Soal Etos Kerja dan Latihan Sejati
Brown juga menyoroti aspek latihan Jake Paul. Ia meragukan kedalaman etos kerja Paul sebagai petinju. Menurutnya, stamina yang cepat habis menunjukkan kurangnya latihan berat yang biasanya dijalani petarung sejati. Brown menggambarkan rutinitas klasik dunia tarung: lari pagi sebelum matahari terbit, repetisi ekstra saat tubuh sudah lelah, dan disiplin tanpa sorotan kamera. Ia percaya peningkatan teknik Paul terjadi karena waktu, bukan karena dedikasi penuh. Dalam pandangannya, pengalaman panjang di gym membentuk mental dan fisik petarung, bukan sekadar sesi latihan yang dipoles untuk media. Kritik ini menyentuh inti perdebatan tentang legitimasi Jake Paul di dunia tinju profesional.
“Baca Juga : Anthony Joshua Knocks Out Jake Paul di Ronde 6 dalam Duel Kelas Berat“
Joshua Juga Tak Luput dari Kritik
Menariknya, Matt Brown tidak sepenuhnya memuji Anthony Joshua. Ia menilai Joshua seharusnya bisa mengakhiri laga lebih cepat. Menurut Brown, Joshua kurang efektif memotong ring dan beradaptasi dengan gaya lari Paul. Hal ini membuat pertarungan berlangsung lebih lama dari yang seharusnya. Meski akhirnya menang KO, performa Joshua dinilai belum maksimal. Kritik ini menunjukkan bahwa dari sudut pandang petarung, kemenangan pun tetap dievaluasi secara teknis. Tidak cukup hanya menang, tetapi bagaimana kemenangan itu diraih. Bagi Brown, pertarungan ini lebih menyoroti kelemahan taktis dibanding keunggulan luar biasa dari salah satu pihak.

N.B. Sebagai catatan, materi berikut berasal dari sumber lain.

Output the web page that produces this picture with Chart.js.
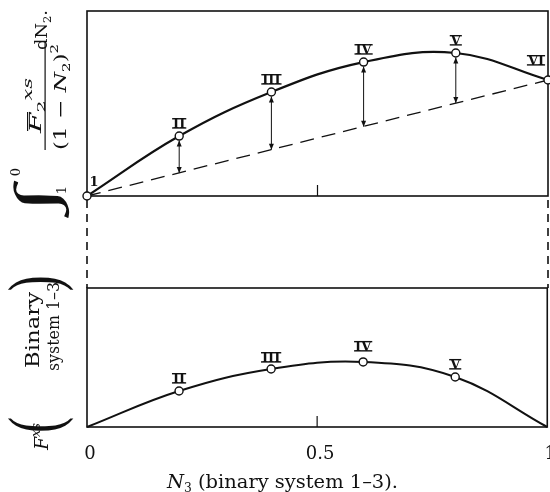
<!DOCTYPE html>
<html>
<head>
<meta charset="utf-8">
<script src="https://cdn.jsdelivr.net/npm/chart.js@4.4.0/dist/chart.umd.min.js"></script>
<style>
html, body { margin: 0; padding: 0; background: #fff; overflow: hidden; }
#wrap { position: relative; width: 550px; height: 492px; overflow: hidden; }
#wrap canvas { position: absolute; left: 0; top: 0; }
</style>
</head>
<body>
<div id="wrap">
  <canvas id="topChart" width="570" height="492"></canvas>
  <canvas id="bottomChart" width="570" height="492"></canvas>
</div>
<script>
// N3 positions of the measured mixtures (0 = pure 1, 1 = binary 1-3)
const n3 = [0, 0.2, 0.4, 0.6, 0.8, 1];
const pointNames = ['1', 'II', 'III', 'IV', 'V', 'VI'];

// upper panel: integral curve and the chord (dashed) from point 1 to VI
const integralValues = [0, 0.324, 0.562, 0.724, 0.773, 0.627];
const chordN = [0, 1];
const chordValues = [0, 0.627];
// arrows drop from the curve to the chord
const arrowN = [0.2, 0.4, 0.6, 0.8];
const arrowTop = [0.324, 0.562, 0.724, 0.773];
const arrowBottom = [0.124, 0.25, 0.375, 0.503];

// lower panel: F^xs of binary system 1-3
const binaryValues = [0, 0.259, 0.417, 0.468, 0.360, 0];
const binaryNames = ['', 'II', 'III', 'IV', 'V', ''];

const xTicks = [0, 0.5, 1];
const xTickLabels = ['0', '0.5', '1'];

const INK = '#111';
const SERIF = "'DejaVu Serif', serif";
const THIN = "'Liberation Serif', serif";
const bottomPanelTop = 288;

function pts(xs, ys) { return xs.map((x, i) => ({ x: x, y: ys[i] })); }

// draw a run of text pieces squeezed/stretched to a given width
function drawRun(ctx, parts, x0, width, baseline) {
    let total = 0;
    const ws = parts.map(p => { ctx.font = p.f; const w = ctx.measureText(p.t).width; total += w; return w; });
    ctx.save();
    ctx.translate(x0, baseline);
    ctx.scale(width / total, 1);
    let x = 0;
    parts.forEach((p, i) => { ctx.font = p.f; ctx.fillText(p.t, x, p.dy || 0); x += ws[i]; });
    ctx.restore();
}

// fit one glyph into a box
function fitGlyph(ctx, ch, font, x0, y0, x1, y1) {
    ctx.save();
    ctx.font = font;
    const m = ctx.measureText(ch);
    const gw = m.actualBoundingBoxLeft + m.actualBoundingBoxRight;
    const gh = m.actualBoundingBoxAscent + m.actualBoundingBoxDescent;
    ctx.translate(x0, y0);
    ctx.scale((x1 - x0) / gw, (y1 - y0) / gh);
    ctx.fillText(ch, m.actualBoundingBoxLeft, m.actualBoundingBoxAscent);
    ctx.restore();
}

function drawRoman(ctx, text, cx, base) {
    ctx.font = "bold 13px " + SERIF;
    ctx.textAlign = 'center';
    ctx.textBaseline = 'alphabetic';
    const w = ctx.measureText(text).width;
    ctx.fillText(text, cx, base);
    if (text !== '1') {
        ctx.fillRect(cx - w / 2 - 1, base - 10, w + 2, 1.4);
        ctx.fillRect(cx - w / 2 - 1, base - 0.8, w + 2, 1.4);
    }
}

function arrowHead(ctx, x, y, dir) {
    ctx.beginPath();
    ctx.moveTo(x, y);
    ctx.lineTo(x - 2.5, y - dir * 6);
    ctx.lineTo(x + 2.5, y - dir * 6);
    ctx.closePath();
    ctx.fill();
}

function drawBox(chart) {
    const ctx = chart.ctx, a = chart.chartArea;
    ctx.save();
    ctx.strokeStyle = INK;
    ctx.lineWidth = 1.6;
    ctx.strokeRect(a.left, a.top, a.right - a.left, a.bottom - a.top);
    // inward tick at 0.5
    const xm = chart.scales.x.getPixelForValue(0.5);
    ctx.lineWidth = 1.2;
    ctx.beginPath();
    ctx.moveTo(xm, a.bottom);
    ctx.lineTo(xm, a.bottom - 11);
    ctx.stroke();
    ctx.restore();
}

const topPlugin = {
    id: 'topDecor',
    beforeDatasetsDraw(chart) { drawBox(chart); },
    afterDatasetsDraw(chart) {
        const ctx = chart.ctx, a = chart.chartArea;
        const xs = chart.scales.x, ys = chart.scales.y;
        ctx.save();
        ctx.strokeStyle = INK;
        ctx.fillStyle = INK;

        // double-headed arrows curve -> chord
        ctx.lineWidth = 1;
        arrowN.forEach((n, i) => {
            const x = xs.getPixelForValue(n);
            const y0 = ys.getPixelForValue(arrowTop[i]) + 4.5;
            const y1 = ys.getPixelForValue(arrowBottom[i]);
            ctx.beginPath();
            ctx.moveTo(x, y0);
            ctx.lineTo(x, y1);
            ctx.stroke();
            arrowHead(ctx, x, y0, -1);
            arrowHead(ctx, x, y1, 1);
        });

        // point names
        const off = { 0: [7, -10], 5: [-12, -15] };
        n3.forEach((n, i) => {
            const o = off[i] || [0, -8];
            drawRoman(ctx, pointNames[i], xs.getPixelForValue(n) + o[0], ys.getPixelForValue(integralValues[i]) + o[1]);
        });

        // dashed connectors down to the lower panel
        ctx.lineWidth = 1.6;
        ctx.setLineDash([8, 6]);
        [0, 1].forEach(v => {
            const x = xs.getPixelForValue(v);
            ctx.beginPath();
            ctx.moveTo(x, a.bottom + 4);
            ctx.lineTo(x, bottomPanelTop);
            ctx.stroke();
        });
        ctx.setLineDash([]);

        // rotated y title: integral from 1 to 0 of F2xs/(1-N2)^2 dN2.
        ctx.rotate(-Math.PI / 2);
        ctx.textAlign = 'left';
        ctx.textBaseline = 'alphabetic';
        fitGlyph(ctx, '\u222B', "italic 60px " + THIN, -218, 13, -180, 70);
        ctx.textAlign = 'center';
        ctx.font = "13px " + SERIF;
        ctx.fillText('0', -172, 20);
        ctx.fillText('1', -190, 66);
        ctx.textAlign = 'left';
        drawRun(ctx, [
            { t: 'F', f: "italic 17px " + SERIF },
            { t: '2', f: "11px " + SERIF, dy: 4 },
            { t: 'xs', f: "italic 12px " + SERIF, dy: -9 }
        ], -133, 55, 41);
        ctx.fillRect(-131, 27, 19, 1.2);
        ctx.fillRect(-150, 44.5, 108, 1.2);
        drawRun(ctx, [
            { t: '(1 \u2212 ', f: "17px " + SERIF },
            { t: 'N', f: "italic 17px " + SERIF },
            { t: '2', f: "11px " + SERIF, dy: 4 },
            { t: ')', f: "17px " + SERIF },
            { t: '2', f: "11px " + SERIF, dy: -8 }
        ], -150, 106, 66);
        drawRun(ctx, [
            { t: 'dN', f: "17px " + SERIF },
            { t: '2', f: "11px " + SERIF, dy: 4 },
            { t: '.', f: "17px " + SERIF }
        ], -50, 40, 47);
        ctx.restore();
    }
};

const bottomPlugin = {
    id: 'bottomDecor',
    beforeDatasetsDraw(chart) { drawBox(chart); },
    afterDatasetsDraw(chart) {
        const ctx = chart.ctx;
        const xs = chart.scales.x, ys = chart.scales.y;
        ctx.save();
        ctx.fillStyle = INK;
        const off = { 3: [0, -11], 2: [0, -7] };
        n3.forEach((n, i) => {
            if (!binaryNames[i]) return;
            const o = off[i] || [0, -8];
            drawRoman(ctx, binaryNames[i], xs.getPixelForValue(n) + o[0], ys.getPixelForValue(binaryValues[i]) + o[1]);
        });

        // x title
        ctx.textAlign = 'left';
        ctx.textBaseline = 'alphabetic';
        drawRun(ctx, [
            { t: 'N', f: "italic 19px " + SERIF },
            { t: '3', f: "12px " + SERIF, dy: 4 },
            { t: ' (binary system 1\u20133).', f: "19px " + SERIF }
        ], 167, 231, 488);

        // rotated y title: F^xs (Binary system 1-3)
        ctx.rotate(-Math.PI / 2);
        drawRun(ctx, [
            { t: 'F', f: "italic 19px " + SERIF },
            { t: 'xs', f: "italic 13px " + SERIF, dy: -8 }
        ], -450, 27, 48);
        fitGlyph(ctx, '(', "80px " + THIN, -431, 8, -418, 74);
        fitGlyph(ctx, ')', "80px " + THIN, -290, 8, -277, 74);
        drawRun(ctx, [{ t: 'Binary', f: "19px " + SERIF }], -368, 76, 39);
        drawRun(ctx, [{ t: 'system 1\u20133', f: "17px " + SERIF }], -371, 89, 59);
        ctx.restore();
    }
};

const circlePoint = {
    pointStyle: 'circle',
    pointBackgroundColor: '#fff',
    pointBorderColor: INK,
    pointBorderWidth: 1.4
};

new Chart(document.getElementById('topChart').getContext('2d'), {
    type: 'line',
    data: {
        datasets: [{
            label: 'integral',
            data: pts(n3, integralValues),
            borderColor: INK,
            borderWidth: 2.2,
            tension: 0.4,
            pointRadius: 4,
            ...circlePoint,
            clip: false,
            order: 0
        }, {
            label: 'chord',
            data: pts(chordN, chordValues),
            borderColor: INK,
            borderWidth: 1.3,
            borderDash: [14, 8],
            pointRadius: 0,
            clip: false,
            order: 1
        }]
    },
    options: {
        responsive: false,
        animation: false,
        layout: { padding: { left: 87, top: 11, right: 22, bottom: 296 } },
        plugins: { legend: { display: false }, tooltip: { enabled: false } },
        scales: {
            x: { type: 'linear', min: 0, max: 1, display: false },
            y: { min: 0, max: 1, display: false }
        }
    },
    plugins: [topPlugin]
});

new Chart(document.getElementById('bottomChart').getContext('2d'), {
    type: 'line',
    data: {
        datasets: [{
            label: 'binary 1-3',
            data: pts(n3, binaryValues),
            borderColor: INK,
            borderWidth: 2,
            tension: 0.4,
            pointRadius: binaryNames.map(s => s ? 4 : 0),
            ...circlePoint,
            clip: false
        }]
    },
    options: {
        responsive: false,
        animation: false,
        layout: { padding: { left: 87, top: bottomPanelTop, right: 22, bottom: 0 } },
        plugins: { legend: { display: false }, tooltip: { enabled: false } },
        scales: {
            x: {
                type: 'linear', min: 0, max: 1,
                afterBuildTicks: s => { s.ticks = xTicks.map(v => ({ value: v })); },
                afterFit: s => { s.height = 65; },
                ticks: {
                    callback: (v, i) => xTickLabels[i],
                    font: { family: 'DejaVu Serif', size: 18 },
                    color: INK,
                    padding: 17,
                    labelOffset: 3,
                    maxRotation: 0
                },
                grid: { display: false, drawTicks: false },
                border: { display: false }
            },
            y: { min: 0, max: 1, display: false }
        }
    },
    plugins: [bottomPlugin]
});
</script>
</body>
</html>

Warisan atau Uang, Pilihan Jake Paul
Pada akhirnya, Matt Brown melihat arah karier Jake Paul dengan sangat jelas. Ia tidak percaya Paul mengejar warisan atau tempat dalam sejarah tinju. Menurutnya, Paul mengejar uang, dan dalam hal itu, ia menang besar. Brown menyebut bahwa puluhan tahun ke depan, orang hanya akan melihat kolom menang atau kalah, bukan jumlah ronde yang bertahan. Dalam dunia tarung, catatan itulah yang abadi. Namun, Brown juga mengakui bahwa jika tujuan Paul adalah finansial, maka ia berhasil melampaui banyak petarung sejati. Pertanyaannya kini sederhana: apakah Jake Paul ingin dikenang sebagai petarung, atau sebagai fenomena bisnis di dunia olahraga tarung?